(Dataset entries)
────────────────
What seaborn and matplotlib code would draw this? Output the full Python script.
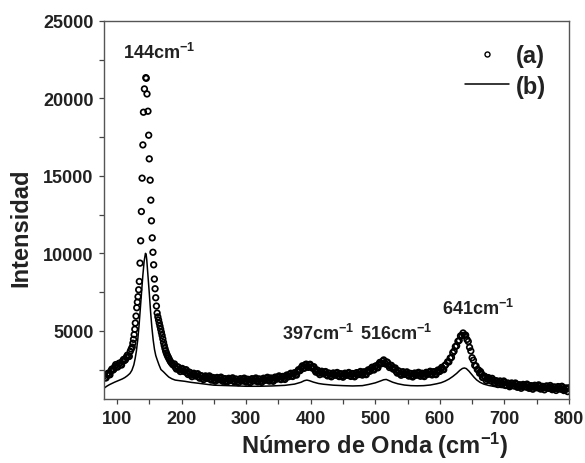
import numpy as np
import pandas as pd
import matplotlib
matplotlib.use("Agg")
import matplotlib.pyplot as plt
import seaborn as sns
from matplotlib.lines import Line2D
from matplotlib.ticker import MultipleLocator

# ==========================================
# Data
# ==========================================
# (a) open circles
x_a = [80, 83, 86, 89, 92, 95, 98, 101, 104, 107, 110, 113, 116, 119, 122,
       123.5, 124.5, 125.5, 126.5, 127.5, 128.3, 129.4, 130.5, 131.5, 132.5,
       133.5, 134.5, 135.6, 136.6, 137.7, 138.8, 140.0, 140.9, 142.4, 144.6,
       145.2, 146.4, 147.9, 149.0, 149.9, 151.3, 152.3, 153.3, 154.5, 155.6,
       156.7, 157.8, 158.9, 159.9, 161.0, 162.1, 163.2, 164.3, 165.4, 166.5,
       167.6, 168.7, 169.8, 170.9, 172.0, 173.1, 174.2, 175.3, 176.4, 177.5,
       178.6, 179.7, 181, 182.5, 184, 185.5, 187,
       189, 192, 195, 198, 201, 204, 207, 210, 213, 216, 219, 222, 225, 228,
       231, 234, 237, 240, 243, 246, 249, 252, 255, 258, 261, 264, 267, 270,
       273, 276, 279, 282, 285, 288, 291, 294, 297, 300, 303, 306, 309, 312,
       315, 318, 321, 324, 327, 330, 333, 336, 339, 342, 345, 348, 351, 354,
       357, 360, 363, 366, 369, 372, 375, 378, 381, 384, 387, 390, 393, 396,
       399, 402, 405, 408, 411, 414, 417, 420, 423, 426, 429, 432, 435, 438,
       441, 444, 447, 450, 453, 456, 459, 462, 465, 468, 471, 474, 477, 480,
       483, 486, 489, 492, 495, 498, 501, 504, 507, 510, 513, 516, 519, 522,
       525, 528, 531, 534, 537, 540, 543, 546, 549, 552, 555, 558, 561, 564,
       567, 570, 573, 576, 579, 582, 585, 588, 591, 594, 597, 600, 603, 606,
       609, 612, 614, 616, 618, 620, 622, 624, 626, 628, 630, 632, 634, 636,
       638, 640, 642, 644, 646, 648, 650, 652, 654, 656, 658, 660,
       663, 666, 669, 672, 675, 678, 681, 684, 687, 690, 693, 696, 699, 702,
       705, 708, 711, 714, 717, 720, 723, 726, 729, 732, 735, 738, 741, 744,
       747, 750, 753, 756, 759, 762, 765, 768, 771, 774, 777, 780, 783, 786,
       789, 792, 795, 798, 800]
y_a = [2090, 1960, 2260, 2160, 2530, 2510, 2820, 2660, 2920, 2790, 3150, 3130, 3430, 3350, 3820,
       3950, 4200, 4450, 4750, 5100, 5500, 5950, 6490, 6850, 7200,
       7650, 8185, 9370, 10810, 12700, 14855, 17000, 19110, 20614, 21343,
       21300, 20290, 19175, 17627, 16100, 14725, 13435, 12100, 11000, 10070,
       9260, 8340, 7715, 7135, 6600, 6145, 5900, 5700, 5500, 5300,
       5100, 4900, 4700, 4480, 4250, 4050, 3860, 3700, 3570, 3450,
       3350, 3260, 3150, 3030, 2940, 2860, 2790,
       2860, 2530, 2650, 2370, 2570, 2370, 2490, 2180, 2310, 2040, 2260, 2080, 2230, 1940,
       2090, 1850, 2090, 1930, 2090, 1815, 1980, 1745, 1990, 1840, 2010, 1740, 1910, 1680,
       1935, 1790, 1965, 1700, 1875, 1650, 1910, 1765, 1945, 1685, 1865, 1645, 1910, 1770,
       1955, 1700, 1885, 1670, 1940, 1810, 2000, 1750, 1945, 1740, 2015, 1890, 2090, 1850,
       2055, 1860, 2150, 2040, 2260, 2050, 2290, 2140, 2490, 2450, 2740, 2580, 2850, 2640,
       2840, 2600, 2680, 2330, 2440, 2170, 2390, 2220, 2370, 2090, 2260, 2030, 2280, 2135,
       2310, 2045, 2225, 2005, 2265, 2130, 2310, 2055, 2240, 2030, 2300, 2175, 2375, 2140,
       2350, 2170, 2480, 2400, 2650, 2470, 2740, 2610, 2960, 2890, 3120, 2850, 2960, 2630,
       2770, 2520, 2600, 2270, 2390, 2130, 2360, 2190, 2350, 2075, 2245, 2020, 2275, 2135,
       2320, 2065, 2255, 2045, 2320, 2200, 2390, 2150, 2360, 2170, 2470, 2380, 2640, 2490,
       2810, 3000, 2990, 3240, 3280, 3590, 3690, 3980, 4030, 4320, 4380, 4670, 4700, 4860,
       4710, 4720, 4440, 4310, 3930, 3700, 3260, 3100, 2770, 2730, 2500, 2470,
       2370, 1990, 2080, 1780, 1980, 1790, 1930, 1630, 1780, 1530, 1760, 1600, 1760, 1470,
       1630, 1390, 1630, 1470, 1630, 1355, 1520, 1290, 1540, 1390, 1560, 1290, 1460, 1230,
       1485, 1335, 1510, 1240, 1415, 1190, 1440, 1295, 1470, 1200, 1375, 1150, 1400, 1250,
       1420, 1145, 1310, 1075, 1325]

# (a) extra readings in between (the dense noisy band)
x_a_mid = [81.5, 84.5, 87.5, 90.5, 93.5, 96.5, 99.5, 102.5, 105.5, 108.5, 111.5, 114.5, 117.5, 120.5,
           190.5, 193.5, 196.5, 199.5, 202.5, 205.5, 208.5, 211.5, 214.5, 217.5, 220.5, 223.5,
           226.5, 229.5, 232.5, 235.5, 238.5, 241.5, 244.5, 247.5, 250.5, 253.5, 256.5, 259.5,
           262.5, 265.5, 268.5, 271.5, 274.5, 277.5, 280.5, 283.5, 286.5, 289.5, 292.5, 295.5,
           298.5, 301.5, 304.5, 307.5, 310.5, 313.5, 316.5, 319.5, 322.5, 325.5, 328.5, 331.5,
           334.5, 337.5, 340.5, 343.5, 346.5, 349.5, 352.5, 355.5, 358.5, 361.5, 364.5, 367.5,
           370.5, 373.5, 376.5, 379.5, 382.5, 385.5, 388.5, 391.5, 394.5, 397.5, 400.5, 403.5,
           406.5, 409.5, 412.5, 415.5, 418.5, 421.5, 424.5, 427.5, 430.5, 433.5, 436.5, 439.5,
           442.5, 445.5, 448.5, 451.5, 454.5, 457.5, 460.5, 463.5, 466.5, 469.5, 472.5, 475.5,
           478.5, 481.5, 484.5, 487.5, 490.5, 493.5, 496.5, 499.5, 502.5, 505.5, 508.5, 511.5,
           514.5, 517.5, 520.5, 523.5, 526.5, 529.5, 532.5, 535.5, 538.5, 541.5, 544.5, 547.5,
           550.5, 553.5, 556.5, 559.5, 562.5, 565.5, 568.5, 571.5, 574.5, 577.5, 580.5, 583.5,
           586.5, 589.5, 592.5, 595.5, 598.5, 601.5, 604.5, 607.5,
           661.5, 664.5, 667.5, 670.5, 673.5, 676.5, 679.5, 682.5, 685.5, 688.5, 691.5, 694.5,
           697.5, 700.5, 703.5, 706.5, 709.5, 712.5, 715.5, 718.5, 721.5, 724.5, 727.5, 730.5,
           733.5, 736.5, 739.5, 742.5, 745.5, 748.5, 751.5, 754.5, 757.5, 760.5, 763.5, 766.5,
           769.5, 772.5, 775.5, 778.5, 781.5, 784.5, 787.5, 790.5, 793.5, 796.5]
y_a_mid = [1965, 2200, 2170, 2415, 2460, 2695, 2680, 2880, 2815, 3040, 3080, 3310, 3330, 3675,
           2635, 2680, 2470, 2540, 2410, 2460, 2275, 2335, 2135, 2220, 2110, 2185,
           2025, 2105, 1930, 2040, 1950, 2040, 1890, 1990, 1820, 1940, 1855, 1955,
           1815, 1915, 1755, 1880, 1800, 1910, 1770, 1880, 1720, 1850, 1780, 1885,
           1755, 1865, 1715, 1850, 1780, 1890, 1770, 1880, 1740, 1875, 1815, 1935,
           1815, 1940, 1800, 1950, 1890, 2020, 1910, 2040, 1920, 2075, 2035, 2180,
           2095, 2260, 2175, 2385, 2410, 2625, 2600, 2805, 2705, 2810, 2660, 2670,
           2445, 2475, 2265, 2350, 2245, 2325, 2170, 2265, 2105, 2225, 2148, 2252,
           2118, 2225, 2075, 2205, 2138, 2250, 2122, 2238, 2095, 2235, 2178, 2305,
           2198, 2335, 2220, 2395, 2380, 2555, 2500, 2695, 2635, 2855, 2865, 3035,
           2925, 2995, 2755, 2770, 2585, 2590, 2375, 2420, 2220, 2315, 2215, 2300,
           2152, 2250, 2092, 2218, 2145, 2258, 2132, 2250, 2110, 2252, 2200, 2325,
           2210, 2345, 2225, 2390, 2365, 2540, 2505, 2740,
           2260, 2230, 1975, 2020, 1880, 1935, 1760, 1830, 1645, 1745, 1645, 1730,
           1580, 1665, 1490, 1600, 1510, 1600, 1450, 1542, 1378, 1495, 1415, 1515,
           1375, 1475, 1315, 1435, 1358, 1460, 1322, 1425, 1268, 1392, 1315, 1418,
           1282, 1385, 1228, 1352, 1275, 1375, 1235, 1332, 1168, 1282]

# (b) solid line
x_b = [80, 84, 88, 92, 96, 100, 104, 108, 112, 116, 120, 123, 126, 128, 130,
       132, 134, 136, 138, 140, 142, 144, 145, 146, 148, 150, 152, 154, 156,
       158, 160, 162, 165, 168, 172, 176, 180, 185, 190, 197, 205, 215, 225,
       240, 250, 265, 280, 300, 320, 340, 360, 375, 385, 390, 394, 398, 404,
       412, 420, 435, 450, 465, 480, 490, 500, 508, 513, 517, 521, 527, 535,
       545, 555, 565, 575, 585, 595, 602, 608, 614, 620, 626, 631, 635, 638,
       641, 645, 649, 653, 657, 662, 668, 676, 685, 695, 710, 730, 750, 770,
       790, 800]
y_b = [1300, 1420, 1520, 1600, 1680, 1750, 1820, 1890, 1980, 2100, 2250, 2450, 2800, 3200, 3700,
       4400, 5300, 6400, 7500, 8600, 9500, 10000, 9950, 9600, 8500, 7400, 6200, 5200, 4400,
       3800, 3400, 3150, 2800, 2500, 2350, 2180, 2020, 1900, 1820, 1780, 1740, 1670, 1620,
       1540, 1490, 1470, 1450, 1420, 1420, 1440, 1480, 1560, 1680, 1780, 1820, 1780, 1690,
       1600, 1550, 1490, 1460, 1440, 1460, 1540, 1640, 1760, 1840, 1860, 1790, 1680, 1580,
       1500, 1460, 1450, 1460, 1500, 1580, 1650, 1750, 1880, 2050, 2250, 2450, 2570, 2600,
       2560, 2400, 2200, 2000, 1830, 1680, 1560, 1470, 1400, 1340, 1280, 1230, 1190, 1150,
       1110, 1080]

peak_labels = ["144", "397", "516", "641"]
label_x = [109, 355, 476, 604]
label_y = [22600, 4490, 4490, 6100]

df_a = pd.concat([pd.DataFrame({"x": x_a, "y": y_a}),
                  pd.DataFrame({"x": x_a_mid, "y": y_a_mid})], ignore_index=True)
df_b = pd.DataFrame({"x": x_b, "y": y_b})

# ==========================================
# Plot
# ==========================================
sns.set_style("ticks")
plt.rcParams["font.family"] = ["Liberation Sans", "DejaVu Sans"]
plt.rcParams["font.weight"] = "bold"
plt.rcParams["mathtext.fontset"] = "custom"
plt.rcParams["mathtext.rm"] = "Liberation Sans:bold"
plt.rcParams["mathtext.bf"] = "Liberation Sans:bold"
plt.rcParams["mathtext.default"] = "bf"

text_color = "#222222"
fig = plt.figure(figsize=(5.85, 4.64), dpi=100)
ax = fig.add_axes([0.178, 0.138, 0.7946, 0.8146])

sns.lineplot(data=df_b, x="x", y="y", ax=ax, color="black", linewidth=1.1,
             sort=False, estimator=None)
sns.scatterplot(data=df_a, x="x", y="y", ax=ax, marker="o", s=16,
                facecolors="none", edgecolor="black", linewidth=1.25)

ax.set_xlim(80, 800)
ax.set_ylim(600, 25000)
ax.xaxis.set_major_locator(MultipleLocator(100))
ax.xaxis.set_minor_locator(MultipleLocator(50))
ax.yaxis.set_major_locator(MultipleLocator(5000))
ax.yaxis.set_minor_locator(MultipleLocator(2500))
ax.tick_params(which="both", direction="out", length=3.6, width=0.9,
               color="#444444", labelsize=13, labelcolor=text_color, pad=4)
ax.tick_params(top=False, right=False)
for sp in ax.spines.values():
    sp.set_visible(True)
    sp.set_color("#555555")
    sp.set_linewidth(1.0)

ax.set_xlabel(r"Número de Onda (cm$^{-1}$)", fontsize=17,
              fontweight="bold", color=text_color)
ax.set_ylabel("Intensidad", fontsize=17, fontweight="bold", color=text_color)
ax.xaxis.set_label_coords(0.583, -0.082)
ax.yaxis.set_label_coords(-0.155, 0.455)

for lab, lx, ly in zip(peak_labels, label_x, label_y):
    ax.text(lx, ly, lab + r"cm$^{-1}$", fontsize=13, fontweight="bold",
            color=text_color, ha="left", va="baseline")

handles = [
    Line2D([], [], linestyle="none", marker="o", markersize=3.6,
           markerfacecolor="none", markeredgecolor="black", markeredgewidth=1.0),
    Line2D([], [], color="black", linewidth=1.1),
]
ax.legend(handles, ["(a)", "(b)"], loc="upper right",
          bbox_to_anchor=(0.9505, 0.938), frameon=False, fontsize=17,
          handlelength=1.85, handletextpad=0.3, labelspacing=0.3,
          borderpad=0, borderaxespad=0, labelcolor=text_color)

fig.savefig("out.png", dpi=100)
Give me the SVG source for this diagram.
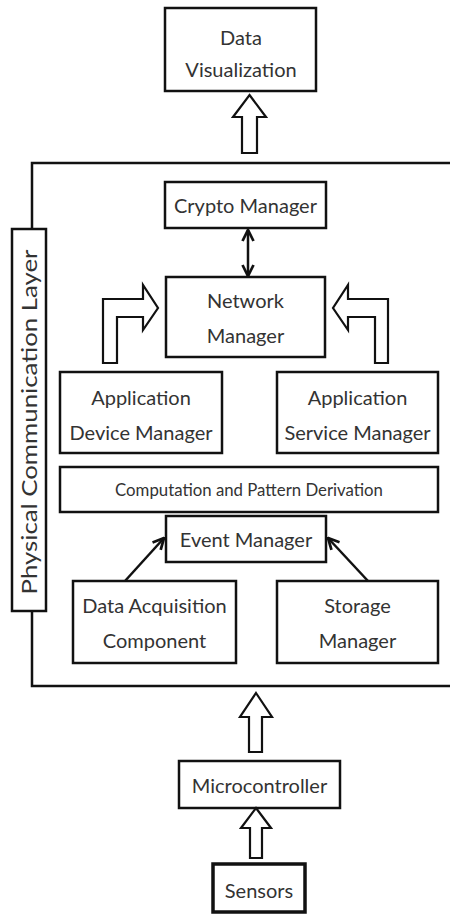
────────────────
▸ EXERCISE DETAILS
Write out the lines from the start of the material to the line with "from matplotlib.ticker import MultipleLocator", inclusive and exactly. Skip the pictures.

▸ RESPONSE FOR THIS EXERCISE
What seaborn and matplotlib code would draw this? Output the full Python script.
import numpy as np
import pandas as pd
import matplotlib
matplotlib.use("Agg")
import matplotlib.pyplot as plt
import seaborn as sns
from matplotlib.lines import Line2D
from matplotlib.ticker import MultipleLocator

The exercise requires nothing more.